TO DO: Exactly the lines from the one with "Give me the matplotlib source for this chart." through the one with "import numpy as np" should be returned, both ends included and nothing else. Omit any pictures.
** Begin MATERIALS PROVIDED **
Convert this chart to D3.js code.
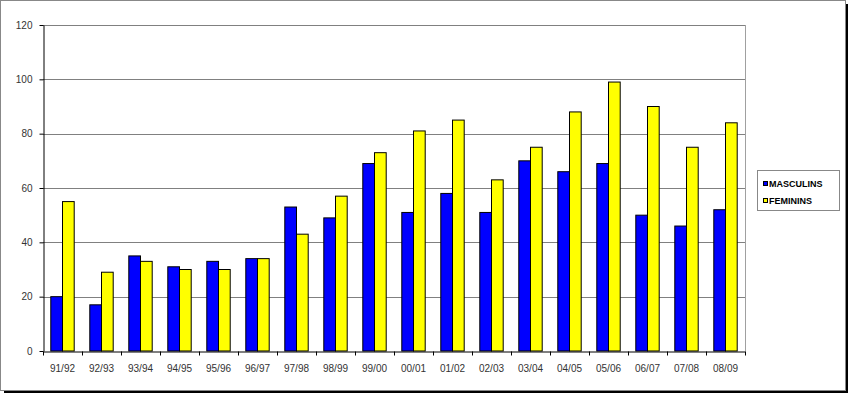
** End MATERIALS PROVIDED **
** Begin MATERIALS PROVIDED **
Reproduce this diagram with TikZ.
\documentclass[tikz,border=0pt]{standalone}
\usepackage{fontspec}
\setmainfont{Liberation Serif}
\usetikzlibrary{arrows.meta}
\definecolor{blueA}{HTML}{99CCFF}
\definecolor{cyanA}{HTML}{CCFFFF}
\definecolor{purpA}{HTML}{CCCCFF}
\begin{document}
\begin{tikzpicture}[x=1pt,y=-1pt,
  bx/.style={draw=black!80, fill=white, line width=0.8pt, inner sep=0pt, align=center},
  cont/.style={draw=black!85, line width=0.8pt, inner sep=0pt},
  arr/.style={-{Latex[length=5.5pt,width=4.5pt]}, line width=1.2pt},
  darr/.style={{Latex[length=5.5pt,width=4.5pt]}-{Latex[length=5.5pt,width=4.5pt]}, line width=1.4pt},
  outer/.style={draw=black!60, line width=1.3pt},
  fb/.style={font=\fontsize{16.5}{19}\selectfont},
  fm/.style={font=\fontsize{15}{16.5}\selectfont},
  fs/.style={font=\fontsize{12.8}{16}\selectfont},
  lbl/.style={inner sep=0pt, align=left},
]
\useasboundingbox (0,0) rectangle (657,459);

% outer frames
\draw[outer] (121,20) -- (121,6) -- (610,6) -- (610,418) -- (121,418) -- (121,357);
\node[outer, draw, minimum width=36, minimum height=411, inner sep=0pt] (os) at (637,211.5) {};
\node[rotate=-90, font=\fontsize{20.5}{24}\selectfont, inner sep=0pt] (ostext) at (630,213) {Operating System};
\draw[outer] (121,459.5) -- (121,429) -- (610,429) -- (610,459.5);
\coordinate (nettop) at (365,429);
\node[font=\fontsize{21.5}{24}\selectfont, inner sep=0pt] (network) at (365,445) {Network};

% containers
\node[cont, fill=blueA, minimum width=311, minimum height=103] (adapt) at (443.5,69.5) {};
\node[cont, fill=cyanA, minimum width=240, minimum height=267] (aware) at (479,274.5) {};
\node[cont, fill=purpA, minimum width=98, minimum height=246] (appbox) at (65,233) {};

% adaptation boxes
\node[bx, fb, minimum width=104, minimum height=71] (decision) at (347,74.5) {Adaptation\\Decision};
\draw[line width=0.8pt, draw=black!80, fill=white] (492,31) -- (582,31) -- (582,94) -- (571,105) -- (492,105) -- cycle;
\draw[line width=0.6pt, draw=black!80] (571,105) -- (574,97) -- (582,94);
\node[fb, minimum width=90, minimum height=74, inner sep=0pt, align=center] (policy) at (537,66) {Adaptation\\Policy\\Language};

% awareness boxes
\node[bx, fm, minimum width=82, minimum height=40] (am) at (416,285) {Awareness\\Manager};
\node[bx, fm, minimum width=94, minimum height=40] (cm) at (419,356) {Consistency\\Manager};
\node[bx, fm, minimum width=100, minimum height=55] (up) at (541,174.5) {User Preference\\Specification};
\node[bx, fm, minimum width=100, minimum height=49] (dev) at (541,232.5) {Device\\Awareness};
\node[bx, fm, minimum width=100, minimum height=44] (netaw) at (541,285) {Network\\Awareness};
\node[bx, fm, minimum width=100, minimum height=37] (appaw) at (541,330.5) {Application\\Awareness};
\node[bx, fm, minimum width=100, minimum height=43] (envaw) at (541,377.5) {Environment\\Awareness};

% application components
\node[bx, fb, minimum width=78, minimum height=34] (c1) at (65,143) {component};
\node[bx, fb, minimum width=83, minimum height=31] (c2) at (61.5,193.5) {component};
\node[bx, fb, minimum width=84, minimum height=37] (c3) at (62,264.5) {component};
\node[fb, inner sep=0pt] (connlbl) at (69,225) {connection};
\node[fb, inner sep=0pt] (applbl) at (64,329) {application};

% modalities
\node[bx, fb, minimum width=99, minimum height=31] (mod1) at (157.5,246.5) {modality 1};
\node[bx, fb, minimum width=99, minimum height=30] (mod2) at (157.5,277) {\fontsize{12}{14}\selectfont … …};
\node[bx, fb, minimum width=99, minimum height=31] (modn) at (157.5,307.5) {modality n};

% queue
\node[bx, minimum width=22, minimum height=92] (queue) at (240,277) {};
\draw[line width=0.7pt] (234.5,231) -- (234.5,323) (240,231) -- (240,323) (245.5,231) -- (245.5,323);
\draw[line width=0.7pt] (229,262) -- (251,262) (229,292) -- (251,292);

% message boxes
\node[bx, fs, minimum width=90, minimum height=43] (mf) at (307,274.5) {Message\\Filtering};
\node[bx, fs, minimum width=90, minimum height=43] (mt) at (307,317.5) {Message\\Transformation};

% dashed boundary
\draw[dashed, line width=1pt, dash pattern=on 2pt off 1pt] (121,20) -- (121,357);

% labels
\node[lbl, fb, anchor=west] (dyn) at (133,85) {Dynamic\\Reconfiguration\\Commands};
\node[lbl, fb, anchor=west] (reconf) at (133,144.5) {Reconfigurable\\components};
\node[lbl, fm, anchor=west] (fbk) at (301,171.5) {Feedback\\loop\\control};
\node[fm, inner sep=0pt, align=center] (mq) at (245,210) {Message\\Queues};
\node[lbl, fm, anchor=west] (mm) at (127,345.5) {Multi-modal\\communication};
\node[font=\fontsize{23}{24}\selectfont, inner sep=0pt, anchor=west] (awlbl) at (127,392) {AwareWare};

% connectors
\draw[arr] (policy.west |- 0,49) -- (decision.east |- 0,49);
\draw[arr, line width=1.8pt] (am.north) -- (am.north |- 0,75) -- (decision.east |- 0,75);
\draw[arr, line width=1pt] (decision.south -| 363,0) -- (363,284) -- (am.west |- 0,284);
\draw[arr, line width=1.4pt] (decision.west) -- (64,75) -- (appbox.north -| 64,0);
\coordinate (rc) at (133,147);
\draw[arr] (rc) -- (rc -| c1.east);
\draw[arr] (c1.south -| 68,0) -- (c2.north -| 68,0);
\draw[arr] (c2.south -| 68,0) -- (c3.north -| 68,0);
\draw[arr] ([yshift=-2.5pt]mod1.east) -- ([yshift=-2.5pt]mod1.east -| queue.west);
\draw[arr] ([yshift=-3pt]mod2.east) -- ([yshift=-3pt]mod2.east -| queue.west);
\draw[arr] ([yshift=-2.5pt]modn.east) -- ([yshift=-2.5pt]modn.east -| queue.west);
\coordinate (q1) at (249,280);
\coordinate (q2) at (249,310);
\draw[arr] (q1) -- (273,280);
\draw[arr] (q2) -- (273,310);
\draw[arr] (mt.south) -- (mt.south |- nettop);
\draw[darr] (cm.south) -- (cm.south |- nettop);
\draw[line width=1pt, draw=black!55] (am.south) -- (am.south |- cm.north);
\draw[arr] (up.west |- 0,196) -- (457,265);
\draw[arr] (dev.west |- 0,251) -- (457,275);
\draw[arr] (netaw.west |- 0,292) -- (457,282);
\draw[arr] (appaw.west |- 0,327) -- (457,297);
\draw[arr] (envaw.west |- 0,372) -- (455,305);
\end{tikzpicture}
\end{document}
** End MATERIALS PROVIDED **
** Begin MATERIALS PROVIDED **
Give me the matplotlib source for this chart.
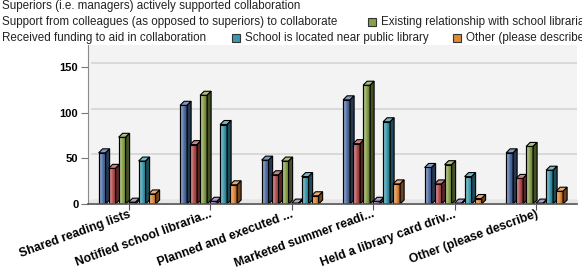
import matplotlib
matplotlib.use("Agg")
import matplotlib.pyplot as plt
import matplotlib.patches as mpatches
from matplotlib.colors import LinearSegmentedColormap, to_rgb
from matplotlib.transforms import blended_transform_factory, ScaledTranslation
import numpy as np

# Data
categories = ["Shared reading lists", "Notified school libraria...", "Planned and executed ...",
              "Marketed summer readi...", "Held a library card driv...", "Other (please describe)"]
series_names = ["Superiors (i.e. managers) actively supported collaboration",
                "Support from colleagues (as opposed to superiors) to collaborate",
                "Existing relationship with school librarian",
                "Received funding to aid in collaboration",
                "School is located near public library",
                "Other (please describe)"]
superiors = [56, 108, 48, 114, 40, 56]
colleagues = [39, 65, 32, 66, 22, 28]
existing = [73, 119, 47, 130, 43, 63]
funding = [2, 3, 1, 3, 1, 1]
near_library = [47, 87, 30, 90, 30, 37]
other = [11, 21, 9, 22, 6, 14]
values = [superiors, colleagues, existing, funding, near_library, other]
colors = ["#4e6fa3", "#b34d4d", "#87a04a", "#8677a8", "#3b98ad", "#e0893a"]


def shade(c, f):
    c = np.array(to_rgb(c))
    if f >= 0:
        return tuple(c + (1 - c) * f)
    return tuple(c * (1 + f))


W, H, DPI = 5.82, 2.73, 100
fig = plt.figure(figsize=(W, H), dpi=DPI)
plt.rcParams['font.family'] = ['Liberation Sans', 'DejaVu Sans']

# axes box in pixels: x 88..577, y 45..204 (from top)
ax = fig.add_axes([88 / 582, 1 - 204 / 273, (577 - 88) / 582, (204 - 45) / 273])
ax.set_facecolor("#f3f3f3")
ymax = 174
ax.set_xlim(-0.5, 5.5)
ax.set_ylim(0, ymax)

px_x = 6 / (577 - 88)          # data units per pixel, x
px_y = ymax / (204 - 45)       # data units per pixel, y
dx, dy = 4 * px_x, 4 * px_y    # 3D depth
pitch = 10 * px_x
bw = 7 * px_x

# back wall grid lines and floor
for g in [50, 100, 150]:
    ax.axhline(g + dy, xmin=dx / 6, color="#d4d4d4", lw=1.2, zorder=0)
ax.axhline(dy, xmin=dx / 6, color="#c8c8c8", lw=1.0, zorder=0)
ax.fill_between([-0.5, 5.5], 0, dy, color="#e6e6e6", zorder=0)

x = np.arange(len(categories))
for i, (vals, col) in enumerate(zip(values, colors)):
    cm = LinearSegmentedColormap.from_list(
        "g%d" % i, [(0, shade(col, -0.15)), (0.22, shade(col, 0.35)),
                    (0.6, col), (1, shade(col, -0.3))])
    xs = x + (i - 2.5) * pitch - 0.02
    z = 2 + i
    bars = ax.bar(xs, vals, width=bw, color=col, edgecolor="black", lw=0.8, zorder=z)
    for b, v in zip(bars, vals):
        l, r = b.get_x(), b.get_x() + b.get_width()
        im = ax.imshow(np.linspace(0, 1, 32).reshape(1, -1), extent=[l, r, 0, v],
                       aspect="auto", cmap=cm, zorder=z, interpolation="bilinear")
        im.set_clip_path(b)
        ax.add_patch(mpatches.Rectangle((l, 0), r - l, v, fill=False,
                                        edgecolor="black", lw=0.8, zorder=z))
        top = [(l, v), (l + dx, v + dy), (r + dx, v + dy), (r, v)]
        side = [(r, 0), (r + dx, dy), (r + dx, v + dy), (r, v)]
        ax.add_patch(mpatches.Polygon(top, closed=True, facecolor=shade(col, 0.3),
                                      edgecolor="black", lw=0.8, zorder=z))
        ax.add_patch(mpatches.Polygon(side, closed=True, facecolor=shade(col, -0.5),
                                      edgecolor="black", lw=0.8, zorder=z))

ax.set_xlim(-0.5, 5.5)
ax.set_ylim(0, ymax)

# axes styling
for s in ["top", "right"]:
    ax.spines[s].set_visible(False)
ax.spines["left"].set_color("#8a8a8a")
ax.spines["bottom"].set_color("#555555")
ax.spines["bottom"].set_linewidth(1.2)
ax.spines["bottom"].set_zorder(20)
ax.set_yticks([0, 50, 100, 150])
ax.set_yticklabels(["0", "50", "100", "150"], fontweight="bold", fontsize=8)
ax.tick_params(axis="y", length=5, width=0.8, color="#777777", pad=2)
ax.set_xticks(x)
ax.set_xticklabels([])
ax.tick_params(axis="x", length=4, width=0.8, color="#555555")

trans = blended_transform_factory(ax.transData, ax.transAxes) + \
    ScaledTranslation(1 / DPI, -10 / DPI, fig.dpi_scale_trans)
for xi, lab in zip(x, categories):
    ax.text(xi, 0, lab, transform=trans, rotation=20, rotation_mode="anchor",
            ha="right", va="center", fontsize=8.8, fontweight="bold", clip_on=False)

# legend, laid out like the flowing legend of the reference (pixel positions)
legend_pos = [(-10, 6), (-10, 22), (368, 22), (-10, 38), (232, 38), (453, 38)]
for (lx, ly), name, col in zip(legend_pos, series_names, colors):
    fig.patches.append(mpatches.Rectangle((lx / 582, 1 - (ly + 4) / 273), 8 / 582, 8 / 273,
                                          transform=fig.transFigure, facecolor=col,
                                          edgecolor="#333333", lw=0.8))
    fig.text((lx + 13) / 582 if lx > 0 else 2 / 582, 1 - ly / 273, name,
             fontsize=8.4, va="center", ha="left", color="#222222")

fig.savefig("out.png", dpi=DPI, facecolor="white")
** End MATERIALS PROVIDED **
FULL RESPONSE:
Give me the matplotlib source for this chart.
import matplotlib
matplotlib.use("Agg")
import matplotlib.pyplot as plt
import matplotlib.patches as mpatches
from matplotlib.colors import LinearSegmentedColormap, to_rgb
from matplotlib.transforms import blended_transform_factory, ScaledTranslation
import numpy as np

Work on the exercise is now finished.